Thursday, June 15, 2023

magazine as time machine

" To Truly Understand the Past, Pick Up an Old Magazine" -  Brian Dillon in the New York Times writing about the way that reading old magazines (his examples are a 1984 issue of The Face and a 1965 issue of Vogue) immerses you in history in a way that dissolves the inherited and calcified ideas of what a decade or epoch was actually like. It's a battle between "edits" - the original selective version of the then-present as captured in that issue of the magazine, versus the edited-down version of the era that comes down to us through a gradual winnowing into hardened cliches and stereotypes, stage after stage of nostalgic retrospection and generalization. 

"What surprises me now in the pages of The Face: There are just the tiniest hints of the British miners’ strike and the swelling unemployment that are convulsing the country politically. And not a single mention yet of AIDS; in a Wrangler ad, a model’s speech bubble announces, oblivious: “I’m Positive.” In these magazine pages, it both is and is not the 1984 of my memory."





















Dillon describes the way that everything about a vintage magazine - not just the obviously notable, signs-of-the-time identifying articles, but the adverts, graphics, listings, etc - is like a plunge into the (almost) raw material of an epoch. 

"When research takes me offline to libraries and archives, or (better) into the depths of a dusty eBay find, I can’t stop at the magazine or journal pages I was looking for; I want to read everything, from masthead to classifieds. Old magazines are cheap time machines, archaeologies of collective desire."

This is where my head has been at for a while now - at a certain point, I got far more excited by and interesting in gathering up ancient print music magazines than old records. Here's something I wrote in an essay for The Wire around the time Retromania was first published:

"Shopping for secondhand vinyl: I can’t be alone in too often chancing on an intriguing record and then being halted just shy of purchase by the thought: “Hmmm, I can probably find this on the Internet for free... save myself $15... do I really need another record cluttering up the house?” Digiculture has here damaged a multifaceted set of pleasures: the thrill of the hunt, the risk of taking a punt, the tactile delight of ownership.

"Curiously, revealingly, my crate-digging lust is shifting to another analogue-era object of desire: the vintage music magazine. Now and then on a blog you’ll come across a download link to a zipped file of scanned pages from an obscure fanzine or periodical, but for the most part these yellowing bundles of ink and paper have yet to undergo the fate of dematerialisation/dissemination that’s befallen almost the entirety of recorded music. Part of the sudden allure of old magazines is, I’m sure, that they retain a scarcity value that records have forfeited (at least in terms of pure sonic information: the physical records obviously retain potent fetish appeal in terms of packaging, the period flavour of the design and the label, etc).

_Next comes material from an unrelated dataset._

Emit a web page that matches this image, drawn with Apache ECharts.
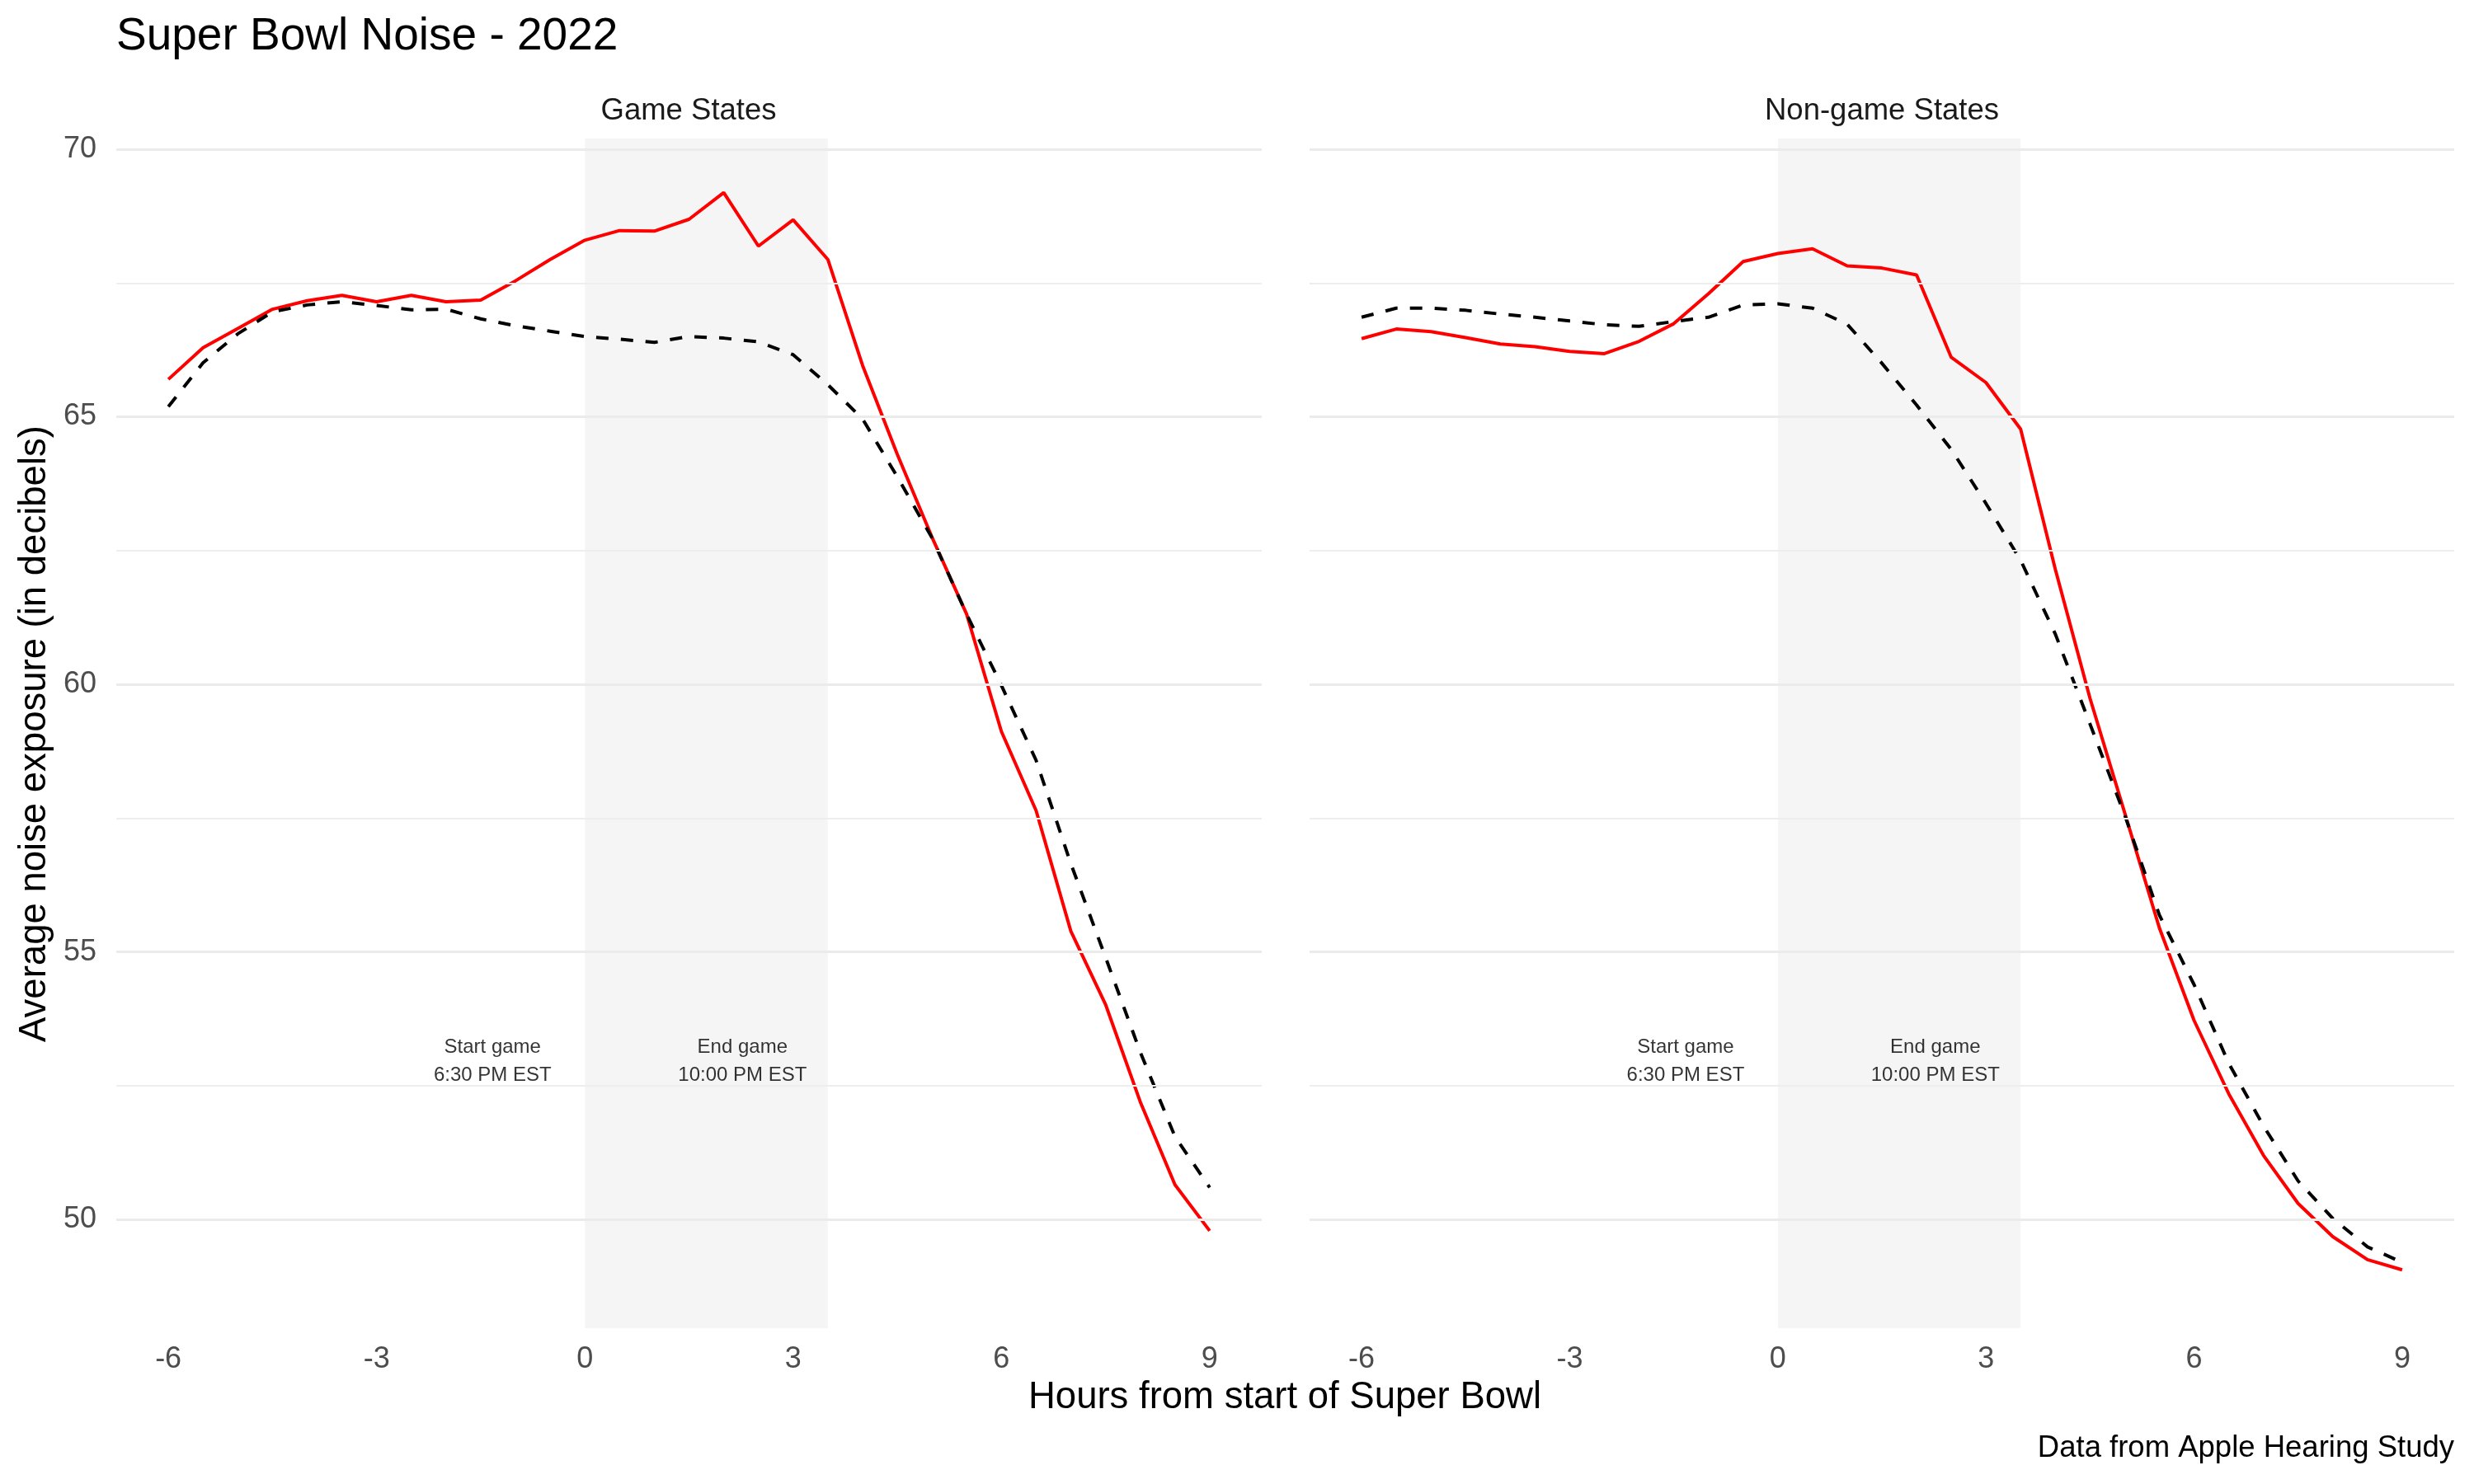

"But there is also a more elevated aspect to the attraction. Packed with uncommon knowledge, these vintage magazines provide the kind of information that’s hard to find on the internet owing to the particular way its archiving system is structured. Online, you can uncover a vast amount about an artist in terms of diachronic trajectory (discography, biographical arc). Much harder to reconstruct is the synchronic context: what was going on at the precise moment in time of a record’s release, whether in terms of the genre in which the group operated, the general state of music culture, or the political and social backdrop. A musty, yellowing 1970s copy of NME or Melody Maker, Creem or Let It Rock, is a precious capsule of circumstantial evidence: reviews and features about contemporaneous groups, but also record company adverts and the graphic design and typography, which ooze period vibe. You can’t fully understand the impact of glam rock without a sense of how drab and style-less regular rock groups looked then, of how visually depleted the whole media environment was. Likewise, the stark angular minimalism of post-punk groups and record covers derived its salient edge from juxtaposition with scruffy Old Wave and Stiff-style pub rock. 

A time-slice of history, stubbornly analogue, the vintage music magazine in some sense resists the decontextualising vortex that is netculture, that endless end of history that never stops churning. "

Actually, nowadays you can find a lot of whole issues of vintage magazines in pdf or online form - there's a list of repositories in the side bar of my own vintage music writing blog Pantheon.

Dillon again: 

"Carry on reading, however, past famous names and images that seem most of their time, and you find the past does not look or sound as you imagined or recalled.... Of course, you might come away from such pages smirking at the fashions, assumptions and ambitions of the past — or with a nostalgic ache for its objects, textures or habits of speech. But also a sense that the past is never the past of present cliché, any more than our present is purely itself, entirely made of the self-celebrating now."